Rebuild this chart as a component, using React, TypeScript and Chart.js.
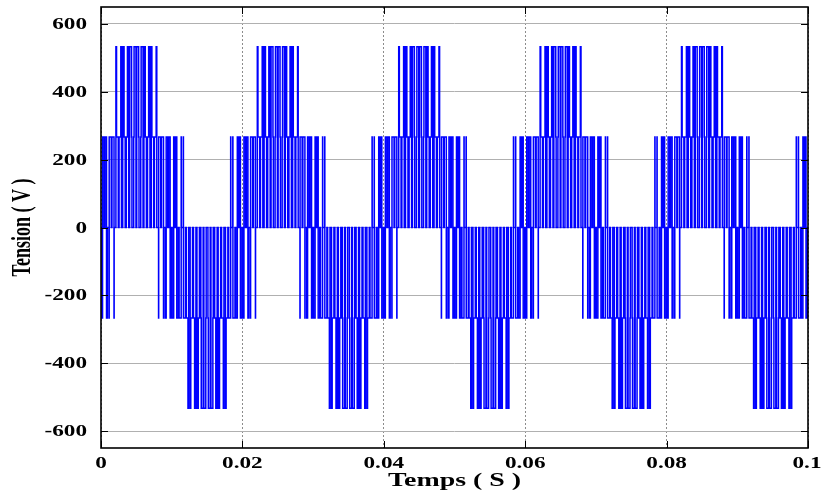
import { useEffect, useRef } from 'react';
import { Chart, registerables } from 'chart.js';

Chart.register(...registerables);

// Axis ticks
const xTickValues = [0, 0.02, 0.04, 0.06, 0.08, 0.1];
const xTickLabels = ['0', '0.02', '0.04', '0.06', '0.08', '0.1'];
const yTickValues = [-600, -400, -200, 0, 200, 400, 600];
const yTickLabels = ['-600', '-400', '-200', '0', '200', '400', '600'];

const xTitle = 'Temps ( S )';
const yTitle = 'Tension ( V )';

// The waveform repeats every 20 ms (50 Hz); start of each period in ms
const periodStartsMs = [0, 20, 40, 60, 80];

// Switching instants within one period (ms) and the voltage level (V) held from each instant
const switchTimesMs = [
  0.095, 0.219, 0.437, 0.563, 0.781, 0.905,
  1.141, 1.159, 1.45, 1.55, 1.841, 1.859,
  2.109, 2.198, 2.443, 2.557, 2.802, 2.891,
  3.072, 3.261, 3.418, 3.582, 3.739, 3.928,
  4.053, 4.322, 4.376, 4.624, 4.678, 4.947,
  5.053, 5.322, 5.376, 5.624, 5.678, 5.947,
  6.072, 6.261, 6.418, 6.582, 6.739, 6.928,
  7.109, 7.198, 7.443, 7.557, 7.802, 7.891,
  8.141, 8.159, 8.45, 8.55, 8.841, 8.859,
  9.095, 9.219, 9.437, 9.563, 9.781, 9.905,
  10.063, 10.281, 10.405, 10.595, 10.719, 10.937,
  11.05, 11.341, 11.359, 11.641, 11.659, 11.95,
  12.057, 12.302, 12.391, 12.609, 12.698, 12.943,
  13.082, 13.239, 13.428, 13.572, 13.761, 13.918,
  14.124, 14.178, 14.448, 14.552, 14.822, 14.876,
  15.124, 15.178, 15.448, 15.552, 15.822, 15.876,
  16.082, 16.239, 16.428, 16.572, 16.761, 16.918,
  17.057, 17.302, 17.391, 17.609, 17.698, 17.943,
  18.05, 18.341, 18.359, 18.641, 18.659, 18.95,
  19.063, 19.281, 19.405, 19.595, 19.719, 19.937,
];
const switchLevels = [
  -267, 267, 0, 267, -267, 0,
  -267, 267, 0, 267, -267, 0,
  533, 267, 0, 267, 533, 0,
  533, 267, 0, 267, 533, 0,
  533, 267, 0, 267, 533, 0,
  533, 267, 0, 267, 533, 0,
  533, 267, 0, 267, 533, 0,
  533, 267, 0, 267, 533, 0,
  -267, 267, 0, 267, -267, 0,
  -267, 267, 0, 267, -267, 0,
  -267, 267, 0, 267, -267, 0,
  -267, 267, 0, 267, -267, 0,
  -267, -533, 0, -533, -267, 0,
  -267, -533, 0, -533, -267, 0,
  -267, -533, 0, -533, -267, 0,
  -267, -533, 0, -533, -267, 0,
  -267, -533, 0, -533, -267, 0,
  -267, -533, 0, -533, -267, 0,
  -267, 267, 0, 267, -267, 0,
  -267, 267, 0, 267, -267, 0,
];

const SERIF = '"Liberation Serif", "Times New Roman", serif';

const overlayPlugin = {
  id: 'overlay',
  afterDraw(chart: any) {
    const { ctx, chartArea, scales } = chart;
    const { left, right, top, bottom } = chartArea;
    const xs = scales.x;
    const ys = scales.y;
    ctx.save();
    // frame
    ctx.strokeStyle = '#000';
    ctx.lineWidth = 1.6;
    ctx.strokeRect(left, top, right - left, bottom - top);
    // inward tick marks
    ctx.lineWidth = 1;
    ctx.beginPath();
    yTickValues.forEach((v) => {
      const py = Math.round(ys.getPixelForValue(v)) + 0.5;
      ctx.moveTo(left, py);
      ctx.lineTo(left + 7, py);
      ctx.moveTo(right, py);
      ctx.lineTo(right - 7, py);
    });
    xTickValues.forEach((v) => {
      const px = Math.round(xs.getPixelForValue(v)) + 0.5;
      ctx.moveTo(px, bottom);
      ctx.lineTo(px, bottom - 7);
      ctx.moveTo(px, top);
      ctx.lineTo(px, top + 7);
    });
    ctx.stroke();

    ctx.fillStyle = '#000';
    // y tick labels
    ctx.font = `bold 16px ${SERIF}`;
    ctx.textAlign = 'right';
    ctx.textBaseline = 'middle';
    yTickValues.forEach((v, i) => {
      ctx.save();
      ctx.translate(left - 14, ys.getPixelForValue(v) + 1);
      ctx.scale(1.45, 1);
      ctx.fillText(yTickLabels[i], 0, 0);
      ctx.restore();
    });
    // x tick labels
    ctx.textAlign = 'center';
    ctx.textBaseline = 'alphabetic';
    xTickValues.forEach((v, i) => {
      ctx.save();
      ctx.translate(Math.min(xs.getPixelForValue(v), chart.width - 18), bottom + 20);
      ctx.scale(1.45, 1);
      ctx.fillText(xTickLabels[i], 0, 0);
      ctx.restore();
    });
    // x title
    ctx.font = `bold 18px ${SERIF}`;
    ctx.save();
    ctx.translate((left + right) / 2, bottom + 38);
    ctx.scale(1.55, 1);
    ctx.fillText(xTitle, 0, 0);
    ctx.restore();
    // y title
    ctx.save();
    ctx.translate(30, (top + bottom) / 2);
    ctx.scale(1.55, 1);
    ctx.rotate(-Math.PI / 2);
    ctx.textBaseline = 'alphabetic';
    ctx.fillText(yTitle, 0, 0);
    ctx.restore();

    ctx.restore();
  },
};

export default function App() {
  const canvasRef = useRef<HTMLCanvasElement | null>(null);

  useEffect(() => {
    if (!canvasRef.current) return;
    const points: { x: number; y: number }[] = [{ x: 0, y: 0 }];
    periodStartsMs.forEach((p) => {
      switchTimesMs.forEach((t, i) => {
        points.push({ x: (p + t) / 1000, y: switchLevels[i] });
      });
    });
    points.push({ x: 0.1, y: 0 });

    const chart = new Chart(canvasRef.current, {
      type: 'line',
      data: {
        datasets: [
          {
            data: points,
            borderColor: '#0000ff',
            borderWidth: 1.5,
            stepped: true,
            pointRadius: 0,
            fill: false,
          },
        ],
      },
      options: {
        animation: false,
        responsive: true,
        maintainAspectRatio: false,
        events: [],
        layout: { padding: { top: 7, right: 17, left: 0, bottom: 0 } },
        plugins: { legend: { display: false }, tooltip: { enabled: false } },
        scales: {
          x: {
            type: 'linear',
            min: 0,
            max: 0.1,
            afterBuildTicks: (s: any) => {
              s.ticks = xTickValues.map((v) => ({ value: v }));
            },
            afterFit: (s: any) => {
              s.height = 44;
            },
            ticks: { display: false },
            grid: { color: '#8c8c8c', lineWidth: 1, drawTicks: false },
            border: { display: false, dash: [2, 2] },
          },
          y: {
            type: 'linear',
            min: -650,
            max: 650,
            afterBuildTicks: (s: any) => {
              s.ticks = yTickValues.map((v) => ({ value: v }));
            },
            afterFit: (s: any) => {
              s.width = 101;
            },
            ticks: { display: false },
            grid: { color: '#b0b0b0', lineWidth: 1, drawTicks: false },
            border: { display: false },
          },
        },
      },
      plugins: [overlayPlugin],
    });
    return () => chart.destroy();
  }, []);

  return (
    <div style={{ position: 'fixed', left: 0, top: 0, width: 825, height: 492, background: '#fff' }}>
      <canvas ref={canvasRef} />
    </div>
  );
}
★ ★ ★
Given problem:
Please restate the material above line by line, exactly, beginning at its first line and ending with the line that contains "const periodStartsMs = [0, 20, 40, 60, 80];", without any pictures.

Response to the task:
Rebuild this chart as a component, using React, TypeScript and Chart.js.
import { useEffect, useRef } from 'react';
import { Chart, registerables } from 'chart.js';

Chart.register(...registerables);

// Axis ticks
const xTickValues = [0, 0.02, 0.04, 0.06, 0.08, 0.1];
const xTickLabels = ['0', '0.02', '0.04', '0.06', '0.08', '0.1'];
const yTickValues = [-600, -400, -200, 0, 200, 400, 600];
const yTickLabels = ['-600', '-400', '-200', '0', '200', '400', '600'];

const xTitle = 'Temps ( S )';
const yTitle = 'Tension ( V )';

// The waveform repeats every 20 ms (50 Hz); start of each period in ms
const periodStartsMs = [0, 20, 40, 60, 80];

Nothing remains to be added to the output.